Westmalle Tripel is a clear, golden yellow Trappist beer that undergoes a secondary fermentation in the bottle (9,5% alcohol). It is a complex beer with a fruity aroma and a nice nuanced hop scent. It is soft and creamy in the mouth, with a bitter touch carried by the fruity aroma. An exceptional beer, with a great deal of finesse and elegance. And with a splendid long aftertaste.
The Westmalle Tripel is indeed called the “mother of all tripels”. This type of beer was first brewed in Westmalle abbey in 1934 when the new brewing hall came into use. The current formula has stayed practically unchanged since 1956, thus more than 50 years.
This beer is generally served in 33 cl bottles, precisely the volume of the accompanying glass goblet. The bottles are sold individually, in handy packs of six or in crates of 24 bottles. And of course this beer is served in the better horeca outlets.
Tripel is also available in 75 cl bottles. It is remarkable that the beer matures differently in these larger bottles. The fruity aroma is somewhat softer and riper, and the beer gets a light touch of vanilla.
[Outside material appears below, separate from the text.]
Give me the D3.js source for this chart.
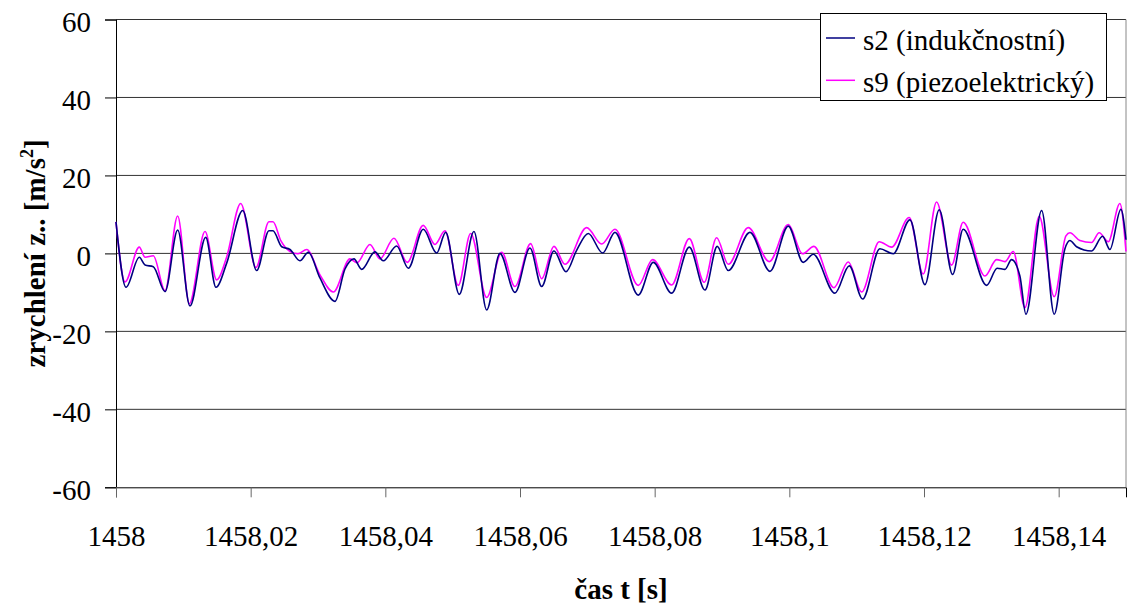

Jef van den Steen on Westmalle Tripel
“This beer enjoys considerable prestige among the public and among brewers. Strongly alcoholic, blond top-fermentation beers are not infrequently given the ‘tripel’ epithet, which means no less than the best in the series. The Westmalle Tripel can also be called the mother of all tripels without false modesty - a world classic thus. In the glass, the tripel has a warm golden blond colour. The surprising fine and abundant bubbles are reminiscent of champagne (this beer is also given the pet name of the champagne of the Campine). The head is white, fine, creamy and abundant, and after a few sips it leaves behind a fine lace pattern on the glass. The tripel is a complex beer: in the aroma, fruitiness (overripe banana), fine hop bitterness and soft maltiness fight for attention. The flavour range is just as complex: the beer feels creamy in the mouth, delicately sweet without coming across as sticky, and also fruity with a bitter orange taste. The aftertaste is long, dry and pleasantly bitter. Its hop character gives the beer an appetising nature.”
Source: Jef van den Steen, Trappist, Davidsfonds, Leuven, 2003, p. 43.
Bob Magerman on Westmalle Tripel
"Westmalle Tripel is a very big beer that has no equal in Belgium (or abroad). It combines a very aromatic fruitiness (fruity esters to solvents) with a full, creamy soft flavour and a pleasant bitterness. The fact that it noticeably changes over time is special. After three months the fruit is still very overwhelming, after six months the fruity esters are somewhat tempered and the hop bitterness comes to the fore. After a year there is a perfect balance between fruit and bitterness. Even later the hop bitterness ebbs away and the beer tastes too sweet. Wait is the message here as it does regain that balance: so it says in a recipe for a sabayon with a five year old Tripel.”
Bron: Bob Magerman in Belgisch Bierboek, Lannoo, Tielt, 2002, p. 208-209.